Zabbix’s “Low-Level Discovery” is the backbone of the Kubernetes integration. Zabbix discovers each node and creates two hosts to represent them in the cluster. The first host attaches the “Linux by Zabbix Agent” template to it, and the second attaches a custom Kubelet template called “Kubernetes Kubelet by HTTP. Zabbix also creates items for most standard objects like pods, deployments, replicasets, job, cronjob, etc.

Node and Kubernetes Performance Metrics

In this example, there are four discovered worker nodes with the “Linux by Zabbix Agent” template attached to them. The template will provide metrics about the machines running in the cluster.

Each worker host’s “System performance” dashboard shows system load, CPU usage, and memory usage metrics.

Zabbix will also collect Kubernetes-specific metrics related to the nodes. “Latest Data” for the Kubernetes Nodes host shows metrics such as the Allocatable CPU available to pods and the node’s memory capacity.

Alerts are generated for events such as the allocation of too much CPU. This could indicate that capacity should be increased, assuming that the memory and CPU limits set on the pod label are accurate.

The Kubernetes integration also monitors object states. As a best practice, any tool used to monitor Kubernetes should be monitoring and alerting critical status changes within the cluster. The image above shows the triggers related to the health of a pod. There are also triggers when certain conditions are detected by the nodes, like memory or CPU pressure.

Zabbix discovers objects like pods, deployments, and Replicasets, and triggers on object states.  For example, pods that are not up or deployments that do not have the correct number of replicas up.

In this example, a cluster is running a Kubernetes dashboard deployment with 3 replicas. By running the following command, we can see that all 3 replicas are up. Under “Latest Data,” Zabbix shows those 3 replicas available out of the 3 desired.

kubectl get deployment kubernetes-dashboard



To mimic a pod crashing, the pod is edited to use an invalid image tag.

kubectl edit pod <pod name>

The image tag is changed to  “invalid.tag, “ which is unavailable for the image.
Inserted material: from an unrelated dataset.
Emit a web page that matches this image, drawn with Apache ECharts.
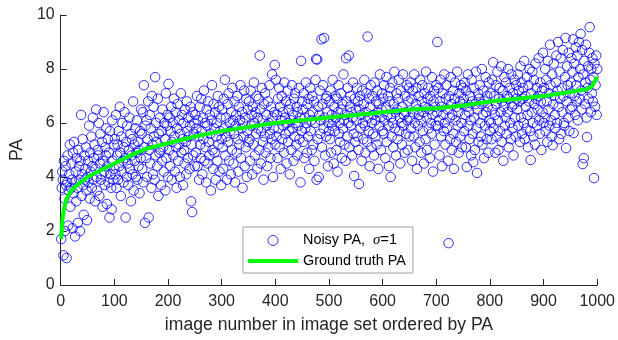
<!DOCTYPE html>
<html>
<head>
<meta charset="utf-8">
<script src="https://cdn.jsdelivr.net/npm/echarts@6/dist/echarts.min.js"></script>
<style>html,body{margin:0;padding:0;background:#fff}#c{width:618px;height:340px}</style>
</head>
<body>
<div id="c"></div>
<script>
// Ground truth PA curve (index, value)
var gtX = [1,3,6,10,15,20,30,40,50,60,80,100,130,160,200,250,300,350,400,450,500,550,600,650,700,750,800,850,900,950,980,990,1000];
var gtY = [1.7,2.4,2.8,3.15,3.35,3.5,3.7,3.85,4.0,4.1,4.3,4.5,4.8,5.05,5.25,5.5,5.7,5.85,6.0,6.1,6.2,6.3,6.4,6.5,6.55,6.65,6.8,6.9,7.0,7.15,7.25,7.35,7.7];

// Noisy PA, one value per image (image number = position + 1)
var noisyPA = [
1.7,3.6,4.2,3.9,1.1,4.6,3.2,2.0,4.4,3.7,1.0,3.8,4.8,2.2,3.5,4.1,5.2,2.9,3.6,4.5,3.9,2.1,4.9,3.4,5.3,3.8,1.8,4.2,3.1,4.7,3.6,2.3,5.0,4.4,3.9,2.0,4.6,6.3,3.3,4.1,5.4,3.7,2.6,4.8,3.9,4.3,5.1,3.5,2.4,4.0,
4.6,3.8,5.9,3.2,4.9,4.2,5.5,3.6,4.4,6.2,3.9,4.7,5.2,3.1,4.3,6.5,4.0,3.5,5.0,4.8,6.0,3.3,4.5,5.6,3.9,4.1,5.3,2.9,4.6,6.4,4.2,3.7,5.1,4.8,5.8,3.0,4.4,5.4,3.8,4.9,2.5,5.7,4.1,3.6,2.8,6.1,4.6,3.9,5.2,4.3,
5.4,4.1,6.3,3.6,4.8,5.2,3.9,5.7,4.4,6.6,4.9,3.3,5.5,4.2,6.0,4.6,3.8,5.1,6.4,4.7,2.5,5.3,4.0,5.9,4.5,3.7,5.0,6.2,4.3,5.6,3.1,4.8,5.4,4.1,6.8,3.5,5.2,4.6,5.8,4.0,4.9,6.1,3.9,5.3,4.4,5.0,3.4,5.7,4.7,6.5,
5.6,4.3,6.4,3.8,7.4,5.1,2.3,5.9,4.7,6.1,4.0,5.4,6.8,2.5,5.0,6.3,4.5,5.8,3.6,7.0,5.2,4.1,6.6,5.5,3.9,7.7,4.8,6.0,5.3,4.4,6.9,3.3,5.6,4.9,6.2,5.0,3.7,5.7,4.6,6.5,5.1,4.2,6.0,5.4,3.5,7.1,4.7,5.9,6.3,4.0,
7.45,5.0,6.2,4.4,5.7,6.6,3.9,5.3,6.0,4.8,6.9,5.5,4.2,6.4,5.1,3.6,5.8,6.7,4.6,5.2,6.1,4.0,5.6,7.1,4.9,6.3,5.4,3.7,6.0,5.0,4.5,6.5,5.3,4.1,6.8,5.7,4.7,6.2,5.5,4.3,5.9,6.6,3.1,5.2,2.7,6.4,4.8,5.6,6.0,4.4,
6.3,4.9,5.8,7.0,4.4,6.1,5.5,3.9,6.6,5.2,4.7,6.9,5.7,4.1,6.2,5.4,7.2,4.6,6.0,5.1,3.8,6.5,5.9,4.5,6.8,5.3,4.8,6.3,5.6,3.5,6.1,7.4,5.0,4.3,6.7,5.8,4.9,6.4,3.9,5.5,6.0,4.6,7.0,5.2,6.6,4.2,5.7,6.2,3.7,5.4,
6.5,5.1,4.3,6.9,5.8,7.6,4.8,6.2,5.5,3.9,6.7,5.3,7.1,4.6,6.0,5.7,4.1,6.4,5.0,7.3,6.1,4.5,5.6,6.8,3.8,5.9,6.3,4.9,7.0,5.4,4.2,6.6,5.2,6.1,7.4,4.7,5.8,6.4,3.6,6.0,5.5,7.2,4.4,6.2,5.1,6.9,4.0,5.7,6.5,5.3,
6.8,5.4,4.6,7.2,5.9,6.3,4.1,6.6,5.2,7.5,6.0,4.8,6.4,5.6,7.0,4.3,6.2,5.8,6.9,5.0,8.5,6.5,4.5,5.7,7.3,6.1,5.3,3.9,6.7,5.5,7.1,4.9,6.3,5.9,4.4,6.8,5.1,6.0,7.4,5.6,4.7,6.6,5.4,7.8,6.2,4.0,5.8,6.4,8.15,5.2,
7.6,5.5,6.3,4.7,6.9,5.8,7.3,5.1,6.6,4.3,6.1,7.0,5.4,6.4,5.9,4.9,7.5,6.2,5.6,6.8,4.5,6.0,7.2,5.3,6.5,5.7,4.1,6.7,6.1,5.0,7.4,5.8,6.3,4.6,6.9,5.5,7.1,6.0,5.2,6.6,4.8,6.4,5.9,7.3,5.4,6.2,3.8,8.3,5.7,6.8,
6.5,5.3,7.1,4.7,6.2,5.8,7.5,6.0,4.9,6.7,5.5,6.9,4.3,6.3,7.3,5.7,6.1,5.0,7.0,6.4,5.2,6.8,4.6,6.0,7.6,8.37,3.9,8.35,5.4,6.6,4.0,6.3,7.2,5.6,6.1,9.1,5.1,6.7,7.4,5.8,9.15,6.2,4.8,6.9,5.5,7.0,6.4,4.4,6.0,5.7,
6.8,5.4,7.2,4.9,6.3,5.9,7.6,6.1,4.5,6.6,5.7,7.0,6.2,5.0,6.9,4.2,6.4,7.4,5.6,6.0,5.3,7.1,6.5,4.7,6.7,5.8,7.8,6.1,5.2,6.3,4.6,8.4,6.8,5.5,7.3,6.0,8.5,5.1,6.6,7.0,5.9,6.4,4.8,6.2,7.5,5.6,4.04,6.9,5.3,6.5,
6.1,7.3,5.5,6.8,5.0,3.74,6.5,7.0,5.8,6.3,4.6,7.2,6.0,5.4,6.7,7.6,5.9,4.9,6.4,7.1,5.3,9.2,6.2,5.7,6.9,4.4,6.6,7.4,5.1,6.0,7.0,5.6,6.3,4.8,7.5,6.1,5.5,6.8,5.2,7.2,6.4,4.3,6.7,5.9,7.8,6.2,5.0,6.5,7.1,5.7,
6.9,5.6,7.4,6.1,4.7,6.6,7.7,5.3,6.3,7.0,5.9,4.4,6.8,7.3,4.0,6.2,5.5,7.5,6.0,5.1,6.7,7.9,5.8,6.4,4.8,7.1,6.5,5.4,6.9,7.6,5.7,6.2,4.5,7.2,6.0,5.2,6.6,7.8,5.9,6.3,4.9,7.0,6.4,5.6,7.4,6.1,5.0,6.8,7.3,5.5,
6.2,7.5,5.8,6.9,4.6,7.2,6.4,5.5,7.8,6.0,5.1,6.7,7.3,4.3,6.5,5.9,7.0,6.3,5.3,7.6,6.1,4.9,6.8,7.4,5.7,6.4,4.5,7.1,6.6,5.4,7.9,6.2,5.0,6.9,7.3,5.8,6.5,4.7,7.0,6.0,5.6,7.7,6.3,4.2,6.8,7.2,5.2,6.6,5.9,7.4,
6.4,9.0,5.9,7.3,6.1,4.8,6.8,7.6,5.5,6.6,4.4,7.1,6.3,5.7,7.8,6.0,5.2,6.9,7.4,5.8,6.5,4.6,1.55,7.0,6.2,5.4,7.7,6.7,5.0,6.3,7.2,5.6,4.3,6.9,7.5,6.1,5.3,6.6,7.9,5.9,6.4,4.9,7.1,6.8,5.5,7.4,6.0,5.1,6.7,7.3,
6.9,5.7,7.5,6.3,5.1,7.2,4.37,6.6,7.8,5.9,6.4,5.4,7.0,6.1,4.8,7.6,6.8,5.6,4.55,7.3,6.2,5.0,6.7,7.9,5.8,4.15,6.5,7.1,5.3,6.9,7.4,6.0,5.5,6.7,8.0,5.2,6.3,7.2,4.7,6.8,5.9,7.7,6.4,5.4,7.0,6.6,4.9,7.5,6.1,5.7,
7.1,6.0,5.4,7.6,6.5,8.25,5.8,7.0,6.3,4.9,7.4,6.7,5.5,7.9,6.1,5.0,6.9,7.3,5.7,6.4,8.1,5.3,6.8,7.2,4.6,6.6,7.7,5.9,6.2,7.5,5.6,7.0,6.4,8.0,5.1,6.9,7.3,6.0,5.4,7.8,6.6,5.8,7.1,4.8,6.7,7.6,6.2,5.5,7.4,6.9,
6.5,7.8,5.9,7.2,6.8,5.3,8.1,6.2,7.5,5.6,6.9,7.3,6.0,8.3,5.4,7.0,6.6,5.8,7.7,6.3,5.1,7.4,6.8,8.0,5.7,4.63,7.1,6.4,7.9,6.0,5.5,7.6,6.7,5.2,8.2,6.9,7.3,5.9,6.5,7.0,8.4,6.1,5.6,7.5,6.8,5.0,7.2,6.4,8.6,6.0,
7.3,6.2,8.0,5.7,7.6,6.8,5.3,8.3,6.5,7.1,5.9,8.9,7.4,6.1,5.5,7.8,5.18,6.7,8.2,7.0,6.3,5.8,7.5,8.5,6.0,7.2,9.0,6.6,5.4,7.9,6.9,8.4,5.6,7.3,6.4,8.7,7.0,6.0,5.9,7.7,9.15,5.07,6.8,8.1,7.4,6.2,8.6,5.7,7.1,6.5,
7.5,8.4,6.6,7.9,9.1,5.63,8.2,7.0,6.3,8.8,7.4,6.8,8.5,6.1,7.7,9.0,6.9,8.0,9.3,7.2,6.5,8.7,4.48,7.8,4.7,8.3,6.7,7.5,8.9,6.2,5.48,7.3,8.1,6.9,8.6,9.55,7.6,6.4,8.0,7.1,8.4,6.8,7.7,3.96,8.2,6.6,7.4,8.5,6.3,8.0
];

var xTicks = [0,100,200,300,400,500,600,700,800,900,1000];
var yTicks = [0,2,4,6,8,10];

var FONT = '"Liberation Sans", Arial, sans-serif';
var AX = '#262626';

var chart = echarts.init(document.getElementById('c'), null, {renderer: 'canvas'});
var scatterData = noisyPA.map(function (v, i) { return [i + 1, v]; });
var lineData = gtX.map(function (x, i) { return [x, gtY[i]]; });

chart.setOption({
  animation: false,
  backgroundColor: '#fff',
  grid: {left: 59, right: 20, top: 15, bottom: 55, containLabel: false},
  xAxis: {
    type: 'value', min: xTicks[0], max: xTicks[xTicks.length - 1], interval: 100,
    name: 'image number in image set ordered by PA', nameLocation: 'middle', nameGap: 31,
    nameTextStyle: {fontFamily: FONT, fontSize: 17.6, color: AX},
    axisLine: {lineStyle: {color: AX, width: 1}},
    axisTick: {inside: true, length: 6, lineStyle: {color: AX}},
    axisLabel: {fontFamily: FONT, fontSize: 16, color: AX, margin: 9, formatter: function (v) { return String(v); }},
    splitLine: {show: false}
  },
  yAxis: {
    type: 'value', min: yTicks[0], max: yTicks[yTicks.length - 1], interval: 2,
    name: 'PA', nameLocation: 'middle', nameGap: 31, nameRotate: 90,
    nameTextStyle: {fontFamily: FONT, fontSize: 17.6, color: AX},
    axisLine: {show: true, lineStyle: {color: AX, width: 1}},
    axisTick: {show: true, inside: true, length: 6, lineStyle: {color: AX}},
    axisLabel: {fontFamily: FONT, fontSize: 16, color: AX, margin: 6, formatter: function (v) { return String(v); }},
    splitLine: {show: false}
  },
  legend: {
    orient: 'vertical', left: 243, top: 227,
    padding: [6, 7, 5, 5], itemGap: 6, itemWidth: 50, itemHeight: 10,
    backgroundColor: '#fff', borderColor: '#a0a0a0', borderWidth: 1, borderRadius: 0,
    selectedMode: false,
    textStyle: {fontFamily: FONT, fontSize: 14.4, color: '#000',
      rich: {s: {fontFamily: '"Liberation Serif", serif', fontStyle: 'italic', fontSize: 15, color: '#000'}}},
    formatter: function (name) { return name.replace('σ', '{s|σ}'); },
    data: [
      {name: 'Noisy PA,  σ=1', icon: 'circle', itemStyle: {color: 'rgba(0,0,0,0)', borderColor: '#0000ff', borderWidth: 1}},
      {name: 'Ground truth PA', icon: 'path://M0,0 L50,0 L50,4 L0,4 Z', symbolKeepAspect: true,
        itemStyle: {color: '#00ff00', borderWidth: 0}}
    ]
  },
  series: [
    {
      name: 'Noisy PA,  σ=1', type: 'scatter', data: scatterData,
      symbol: 'circle', symbolSize: 9.5,
      itemStyle: {color: 'rgba(0,0,0,0)', borderColor: '#0000ff', borderWidth: 1},
      emphasis: {disabled: true}, silent: true, large: false
    },
    {
      name: 'Ground truth PA', type: 'line', data: lineData,
      showSymbol: false, symbol: 'none', smooth: false,
      lineStyle: {color: '#00ff00', width: 4},
      itemStyle: {color: '#00ff00'},
      emphasis: {disabled: true}, silent: true, z: 3
    }
  ]
});
</script>
</body>
</html>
This causes the pod to fail because it can no longer pull the image. Output now shows that one pod is no longer ready.

Looking at the data in Zabbix, the number of available replicas is only 3, while the number of unavailable replicas is now 1.

On the problems page, there are two new problems. Both alerted that there is a mismatch between the number of replicas for the dashboard and the number of desired replicas.

Changing the tag back to a valid one should cause those problems to be resolved.

The Kubernetes templates offer many metrics and triggers, including most provided by Prometheus and Alert Manager. With some Zabbix experience and the ability to navigate kube-state-metrics and Kubernetes APIs, creating new items is possible.

What’s Next?

Above is an example of the output from the kube-state-metrics API. Unlike most APIs that return data in JSON format, the kube-state-metrics API uses the Prometheus data model to supply metrics.

As you get comfortable with Kubernetes monitoring in Zabbix, you may want to parse your own metrics from kube-state-metrics and create new items.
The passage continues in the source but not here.